» **Written request**: Skip all pictures. Write out the data below from its first line through the line that contains "const subclassWeights = [0.27, 0.92, 1.0, 1.0, 1.0, 2.85];".

» **Data**:

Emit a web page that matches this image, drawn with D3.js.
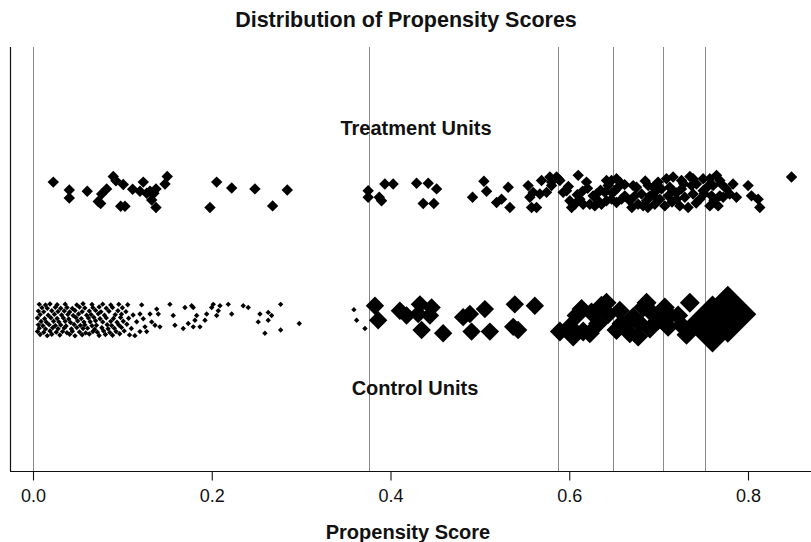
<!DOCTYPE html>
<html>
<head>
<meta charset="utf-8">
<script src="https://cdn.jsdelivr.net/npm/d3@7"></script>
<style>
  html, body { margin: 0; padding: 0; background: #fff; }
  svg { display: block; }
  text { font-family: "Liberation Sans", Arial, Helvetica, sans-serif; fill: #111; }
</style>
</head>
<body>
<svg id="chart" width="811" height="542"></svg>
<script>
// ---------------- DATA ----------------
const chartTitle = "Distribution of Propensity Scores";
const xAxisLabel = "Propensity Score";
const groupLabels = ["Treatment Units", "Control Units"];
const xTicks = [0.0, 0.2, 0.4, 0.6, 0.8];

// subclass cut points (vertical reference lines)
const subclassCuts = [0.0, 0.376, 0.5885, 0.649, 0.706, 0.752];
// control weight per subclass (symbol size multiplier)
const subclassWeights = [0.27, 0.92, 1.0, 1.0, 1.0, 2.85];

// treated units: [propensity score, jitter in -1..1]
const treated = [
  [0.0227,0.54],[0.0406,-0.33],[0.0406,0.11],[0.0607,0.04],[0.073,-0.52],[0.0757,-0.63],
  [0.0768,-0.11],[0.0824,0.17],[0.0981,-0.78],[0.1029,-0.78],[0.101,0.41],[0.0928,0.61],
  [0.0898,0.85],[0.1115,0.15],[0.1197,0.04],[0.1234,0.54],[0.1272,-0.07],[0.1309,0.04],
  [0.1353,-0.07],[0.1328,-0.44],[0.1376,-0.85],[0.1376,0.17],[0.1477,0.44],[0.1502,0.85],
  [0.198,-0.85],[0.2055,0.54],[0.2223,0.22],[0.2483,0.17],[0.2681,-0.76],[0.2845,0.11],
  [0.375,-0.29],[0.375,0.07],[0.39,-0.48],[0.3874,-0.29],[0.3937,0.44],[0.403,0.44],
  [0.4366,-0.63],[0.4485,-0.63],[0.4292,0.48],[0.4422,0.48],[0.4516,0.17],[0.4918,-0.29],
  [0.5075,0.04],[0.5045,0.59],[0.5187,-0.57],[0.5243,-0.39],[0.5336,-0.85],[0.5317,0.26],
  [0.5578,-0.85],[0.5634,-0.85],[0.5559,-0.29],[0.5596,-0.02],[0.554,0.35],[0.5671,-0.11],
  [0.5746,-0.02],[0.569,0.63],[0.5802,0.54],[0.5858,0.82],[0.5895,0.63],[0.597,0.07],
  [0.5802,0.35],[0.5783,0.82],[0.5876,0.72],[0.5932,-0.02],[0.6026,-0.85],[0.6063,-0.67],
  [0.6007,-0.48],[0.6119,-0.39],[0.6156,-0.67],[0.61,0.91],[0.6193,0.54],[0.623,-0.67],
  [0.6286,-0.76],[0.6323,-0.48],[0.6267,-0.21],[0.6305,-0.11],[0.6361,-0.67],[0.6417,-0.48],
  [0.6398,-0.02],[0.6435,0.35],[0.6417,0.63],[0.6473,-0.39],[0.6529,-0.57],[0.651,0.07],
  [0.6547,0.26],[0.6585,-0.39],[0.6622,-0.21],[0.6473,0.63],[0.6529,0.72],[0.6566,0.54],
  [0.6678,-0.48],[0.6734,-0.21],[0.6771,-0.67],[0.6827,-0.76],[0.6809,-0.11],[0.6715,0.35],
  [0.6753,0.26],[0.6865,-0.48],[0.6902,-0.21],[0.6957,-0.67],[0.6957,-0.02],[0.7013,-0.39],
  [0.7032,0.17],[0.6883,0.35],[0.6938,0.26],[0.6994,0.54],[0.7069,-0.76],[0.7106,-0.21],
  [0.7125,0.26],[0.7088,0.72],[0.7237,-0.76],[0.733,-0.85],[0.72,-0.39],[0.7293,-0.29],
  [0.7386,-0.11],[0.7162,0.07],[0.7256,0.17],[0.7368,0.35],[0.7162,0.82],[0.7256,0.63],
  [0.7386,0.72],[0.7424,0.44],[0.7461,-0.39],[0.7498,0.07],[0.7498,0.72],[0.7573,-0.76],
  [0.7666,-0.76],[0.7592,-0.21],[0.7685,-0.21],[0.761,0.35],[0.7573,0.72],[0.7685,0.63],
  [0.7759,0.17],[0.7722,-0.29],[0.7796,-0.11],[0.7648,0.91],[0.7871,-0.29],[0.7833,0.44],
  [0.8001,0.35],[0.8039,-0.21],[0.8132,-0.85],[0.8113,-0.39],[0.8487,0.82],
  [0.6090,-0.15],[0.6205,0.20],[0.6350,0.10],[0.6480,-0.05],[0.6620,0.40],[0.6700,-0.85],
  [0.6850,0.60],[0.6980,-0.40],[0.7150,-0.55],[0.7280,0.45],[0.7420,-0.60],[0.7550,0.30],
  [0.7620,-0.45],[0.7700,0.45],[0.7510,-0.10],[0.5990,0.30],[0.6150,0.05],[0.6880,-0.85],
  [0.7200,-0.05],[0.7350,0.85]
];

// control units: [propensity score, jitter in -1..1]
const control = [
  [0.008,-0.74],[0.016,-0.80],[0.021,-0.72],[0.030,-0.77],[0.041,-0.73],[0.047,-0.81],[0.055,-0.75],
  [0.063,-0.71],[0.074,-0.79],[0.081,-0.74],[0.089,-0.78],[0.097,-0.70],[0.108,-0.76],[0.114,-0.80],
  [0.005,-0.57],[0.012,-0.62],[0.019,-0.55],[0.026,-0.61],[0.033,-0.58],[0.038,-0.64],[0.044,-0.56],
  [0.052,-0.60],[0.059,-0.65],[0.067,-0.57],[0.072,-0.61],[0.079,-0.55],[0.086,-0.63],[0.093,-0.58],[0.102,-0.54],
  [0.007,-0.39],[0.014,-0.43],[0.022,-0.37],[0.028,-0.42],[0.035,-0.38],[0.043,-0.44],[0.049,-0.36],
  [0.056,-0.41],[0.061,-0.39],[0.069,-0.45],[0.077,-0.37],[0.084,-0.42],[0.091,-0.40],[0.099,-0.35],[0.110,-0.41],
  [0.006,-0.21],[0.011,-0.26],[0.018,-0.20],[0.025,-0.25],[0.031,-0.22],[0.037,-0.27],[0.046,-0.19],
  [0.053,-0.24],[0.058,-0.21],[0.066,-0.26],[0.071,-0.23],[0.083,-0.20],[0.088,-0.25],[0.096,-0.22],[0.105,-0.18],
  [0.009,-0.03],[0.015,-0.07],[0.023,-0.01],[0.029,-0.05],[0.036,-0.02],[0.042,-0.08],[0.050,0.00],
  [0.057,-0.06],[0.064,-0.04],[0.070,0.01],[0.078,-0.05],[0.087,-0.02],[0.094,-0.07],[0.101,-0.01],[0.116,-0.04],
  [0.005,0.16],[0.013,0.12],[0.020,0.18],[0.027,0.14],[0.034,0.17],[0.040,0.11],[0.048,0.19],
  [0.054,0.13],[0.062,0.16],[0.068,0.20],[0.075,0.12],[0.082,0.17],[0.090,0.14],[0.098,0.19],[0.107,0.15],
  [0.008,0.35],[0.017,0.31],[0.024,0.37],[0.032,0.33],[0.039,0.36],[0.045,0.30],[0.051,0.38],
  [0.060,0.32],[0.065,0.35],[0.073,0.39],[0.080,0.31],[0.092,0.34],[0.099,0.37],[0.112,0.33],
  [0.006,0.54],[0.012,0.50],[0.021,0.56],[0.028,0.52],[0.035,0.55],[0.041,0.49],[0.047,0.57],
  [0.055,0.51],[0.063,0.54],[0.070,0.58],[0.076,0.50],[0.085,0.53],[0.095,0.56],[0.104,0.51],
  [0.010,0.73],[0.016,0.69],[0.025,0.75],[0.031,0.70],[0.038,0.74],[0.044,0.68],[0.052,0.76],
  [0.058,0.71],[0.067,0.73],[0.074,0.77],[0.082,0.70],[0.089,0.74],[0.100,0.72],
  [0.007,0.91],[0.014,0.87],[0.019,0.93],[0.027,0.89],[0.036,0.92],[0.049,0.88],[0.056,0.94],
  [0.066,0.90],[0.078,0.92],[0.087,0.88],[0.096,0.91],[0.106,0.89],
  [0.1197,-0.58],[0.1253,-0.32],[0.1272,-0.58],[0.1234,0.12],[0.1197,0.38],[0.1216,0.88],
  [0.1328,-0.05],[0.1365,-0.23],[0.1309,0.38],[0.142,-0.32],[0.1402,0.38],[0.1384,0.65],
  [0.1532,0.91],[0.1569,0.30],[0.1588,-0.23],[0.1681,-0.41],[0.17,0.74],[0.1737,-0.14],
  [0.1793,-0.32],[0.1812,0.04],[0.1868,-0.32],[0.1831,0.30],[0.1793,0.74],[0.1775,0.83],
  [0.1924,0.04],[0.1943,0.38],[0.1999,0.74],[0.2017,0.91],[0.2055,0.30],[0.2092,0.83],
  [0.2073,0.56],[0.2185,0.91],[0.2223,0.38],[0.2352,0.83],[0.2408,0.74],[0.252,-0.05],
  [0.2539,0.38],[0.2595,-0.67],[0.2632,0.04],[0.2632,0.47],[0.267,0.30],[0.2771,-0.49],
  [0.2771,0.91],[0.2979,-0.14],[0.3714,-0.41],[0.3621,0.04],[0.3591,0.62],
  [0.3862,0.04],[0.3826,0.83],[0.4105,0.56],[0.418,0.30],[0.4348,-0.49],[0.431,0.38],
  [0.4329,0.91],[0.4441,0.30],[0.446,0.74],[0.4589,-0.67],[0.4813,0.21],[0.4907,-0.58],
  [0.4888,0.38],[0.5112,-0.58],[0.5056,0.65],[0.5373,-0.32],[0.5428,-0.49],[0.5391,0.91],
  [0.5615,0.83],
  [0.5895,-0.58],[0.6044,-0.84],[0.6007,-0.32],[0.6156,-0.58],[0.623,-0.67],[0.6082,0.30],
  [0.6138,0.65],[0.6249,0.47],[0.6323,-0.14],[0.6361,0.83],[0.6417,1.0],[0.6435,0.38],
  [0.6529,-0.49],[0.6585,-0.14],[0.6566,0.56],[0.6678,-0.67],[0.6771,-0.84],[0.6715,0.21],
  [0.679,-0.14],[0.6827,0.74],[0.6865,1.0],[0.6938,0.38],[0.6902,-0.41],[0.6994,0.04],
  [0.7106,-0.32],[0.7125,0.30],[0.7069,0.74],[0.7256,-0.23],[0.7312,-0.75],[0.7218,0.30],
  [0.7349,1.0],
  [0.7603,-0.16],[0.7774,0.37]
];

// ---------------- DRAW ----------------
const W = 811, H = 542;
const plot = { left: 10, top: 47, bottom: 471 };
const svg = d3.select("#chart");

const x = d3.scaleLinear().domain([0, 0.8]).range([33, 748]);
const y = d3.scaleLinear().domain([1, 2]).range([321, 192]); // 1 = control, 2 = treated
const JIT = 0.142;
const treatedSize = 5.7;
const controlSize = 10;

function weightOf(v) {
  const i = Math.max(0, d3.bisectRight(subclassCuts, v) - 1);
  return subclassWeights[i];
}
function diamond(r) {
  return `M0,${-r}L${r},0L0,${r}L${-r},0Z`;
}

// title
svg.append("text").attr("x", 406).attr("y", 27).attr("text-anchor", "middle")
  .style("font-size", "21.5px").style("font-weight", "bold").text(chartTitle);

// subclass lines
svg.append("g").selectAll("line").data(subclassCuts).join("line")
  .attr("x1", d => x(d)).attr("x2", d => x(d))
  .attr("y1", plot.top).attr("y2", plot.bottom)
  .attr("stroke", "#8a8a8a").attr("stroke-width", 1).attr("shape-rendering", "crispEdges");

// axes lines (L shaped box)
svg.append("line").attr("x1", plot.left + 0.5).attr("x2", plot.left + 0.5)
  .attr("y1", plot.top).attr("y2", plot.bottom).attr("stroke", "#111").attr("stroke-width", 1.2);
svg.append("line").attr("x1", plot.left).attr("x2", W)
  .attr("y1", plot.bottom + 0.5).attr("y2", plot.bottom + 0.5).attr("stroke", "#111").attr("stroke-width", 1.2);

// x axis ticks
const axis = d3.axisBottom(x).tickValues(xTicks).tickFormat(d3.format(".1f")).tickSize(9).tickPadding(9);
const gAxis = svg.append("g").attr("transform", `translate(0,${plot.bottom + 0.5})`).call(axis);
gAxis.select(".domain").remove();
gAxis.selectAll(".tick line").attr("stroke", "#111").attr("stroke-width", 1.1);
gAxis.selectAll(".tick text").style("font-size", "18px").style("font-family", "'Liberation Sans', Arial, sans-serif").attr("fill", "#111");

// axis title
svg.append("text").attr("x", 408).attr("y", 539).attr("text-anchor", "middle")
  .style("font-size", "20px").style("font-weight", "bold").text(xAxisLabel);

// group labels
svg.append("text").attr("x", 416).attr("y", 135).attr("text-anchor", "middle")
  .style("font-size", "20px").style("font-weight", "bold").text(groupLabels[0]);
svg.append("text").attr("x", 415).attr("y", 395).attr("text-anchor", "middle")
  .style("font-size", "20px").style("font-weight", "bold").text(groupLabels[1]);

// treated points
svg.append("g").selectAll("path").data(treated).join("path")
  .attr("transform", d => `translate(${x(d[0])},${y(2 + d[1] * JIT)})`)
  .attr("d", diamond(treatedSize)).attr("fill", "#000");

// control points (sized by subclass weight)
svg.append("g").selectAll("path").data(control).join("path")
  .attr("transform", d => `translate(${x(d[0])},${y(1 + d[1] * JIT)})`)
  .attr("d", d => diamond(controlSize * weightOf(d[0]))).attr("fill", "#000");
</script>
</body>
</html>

» **Output for this task**:
Emit a web page that matches this image, drawn with D3.js.
<!DOCTYPE html>
<html>
<head>
<meta charset="utf-8">
<script src="https://cdn.jsdelivr.net/npm/d3@7"></script>
<style>
  html, body { margin: 0; padding: 0; background: #fff; }
  svg { display: block; }
  text { font-family: "Liberation Sans", Arial, Helvetica, sans-serif; fill: #111; }
</style>
</head>
<body>
<svg id="chart" width="811" height="542"></svg>
<script>
// ---------------- DATA ----------------
const chartTitle = "Distribution of Propensity Scores";
const xAxisLabel = "Propensity Score";
const groupLabels = ["Treatment Units", "Control Units"];
const xTicks = [0.0, 0.2, 0.4, 0.6, 0.8];

// subclass cut points (vertical reference lines)
const subclassCuts = [0.0, 0.376, 0.5885, 0.649, 0.706, 0.752];
// control weight per subclass (symbol size multiplier)
const subclassWeights = [0.27, 0.92, 1.0, 1.0, 1.0, 2.85];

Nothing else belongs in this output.